How big is the market?

According to the SEPA demand response snapshot, there is approximately 20GW of Demand Response capacity enrolled today in the US. That implies a market size of approximately $1-1.5Bn / year. This estimate is probably low, because it limited to just the respondents of their survey: others have estimated it at 60 GW. Either way, there is plenty of room to grow.

The Brattle group did a study in 2019, The national potential for load flexibility, that estimated a potential of 200 GW of cost effective load flexibility potential, with benefits of >$15Bn / year (implying a value of $75/kW-yr) by 2030. The majority of this will come from avoided generation capacity (not having to build new power plants), followed by avoided energy costs. Avoided grid modernization costs (poles & wires upgrades) and ancillary services make up another ~20% of the value.
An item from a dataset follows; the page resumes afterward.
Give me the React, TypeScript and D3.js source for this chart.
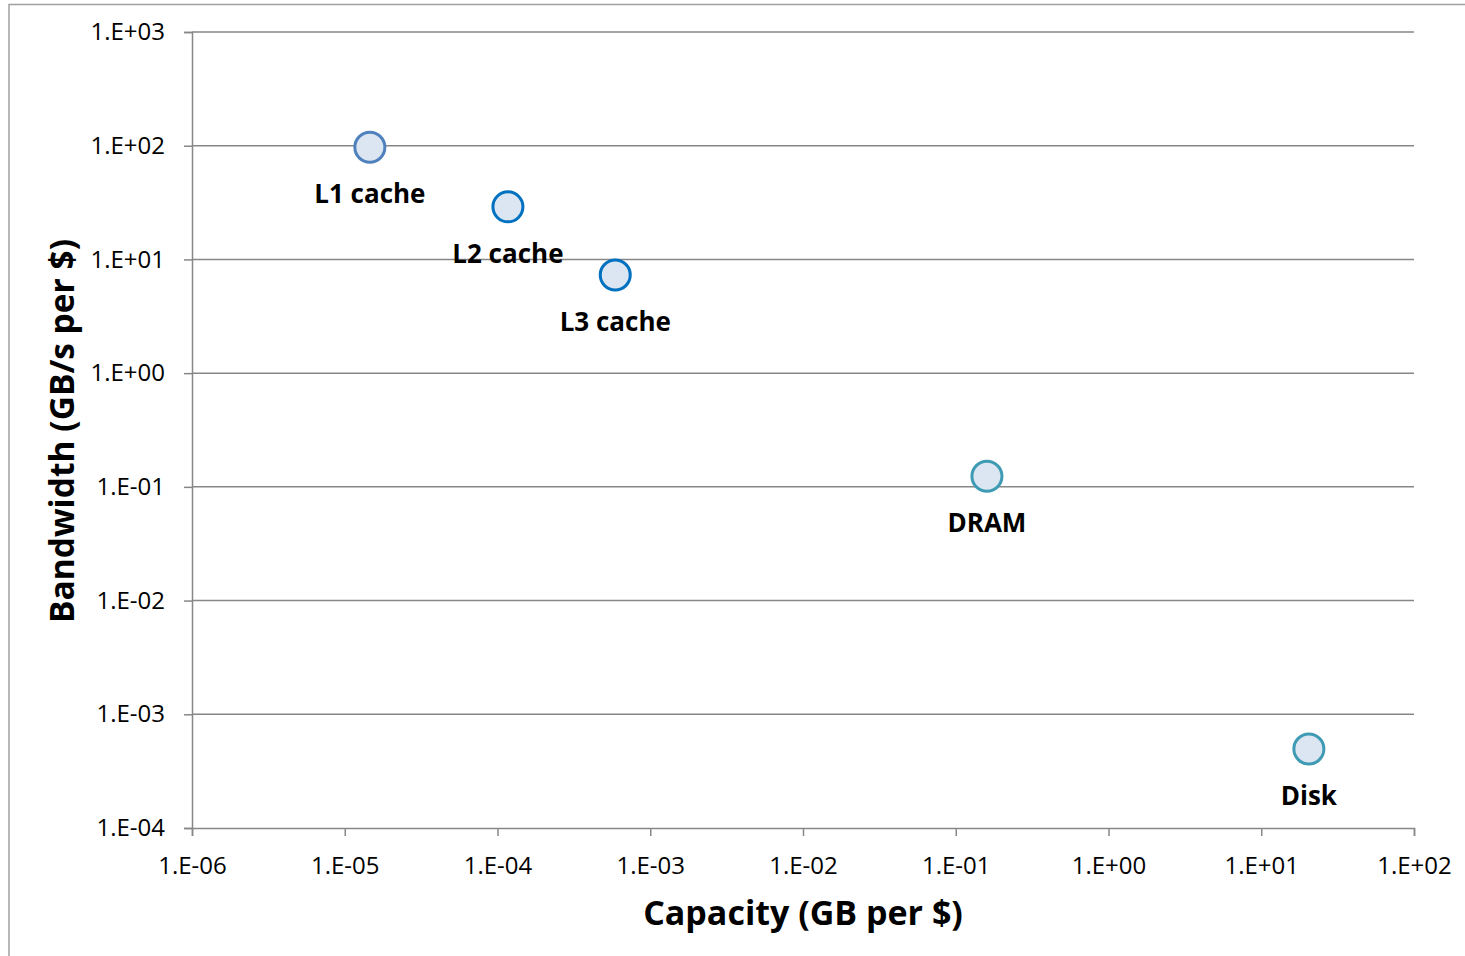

However, they note that the relative value of each service will vary significantly from region to region. A stark example of this is shown in the LBNL Demand Response potential study. They calculate that, while the average value of DR to the T&D system is only $25/kW-year (unsurprising, given the small portion of the overall value calculated by Brattle Group), in the top 5% of areas with localized grid constraints, it can top $160-300/kW-year. So, finding those 5% of areas would lead to very high value DR projects and probably good candidates for Non Wires Alternatives.

In Summary

After spending many decades as an interruptible load tool, Demand Response is poised for very dynamic growth in both use and value. In other words, the ability to shift load is valuable, and getting more so. If you have this valuable capability or can create it, you should go out into the market and provide it as a service to the grid. You'll help make the grid more efficient, integrate more renewable energy, and make a lot of money doing it. Good luck!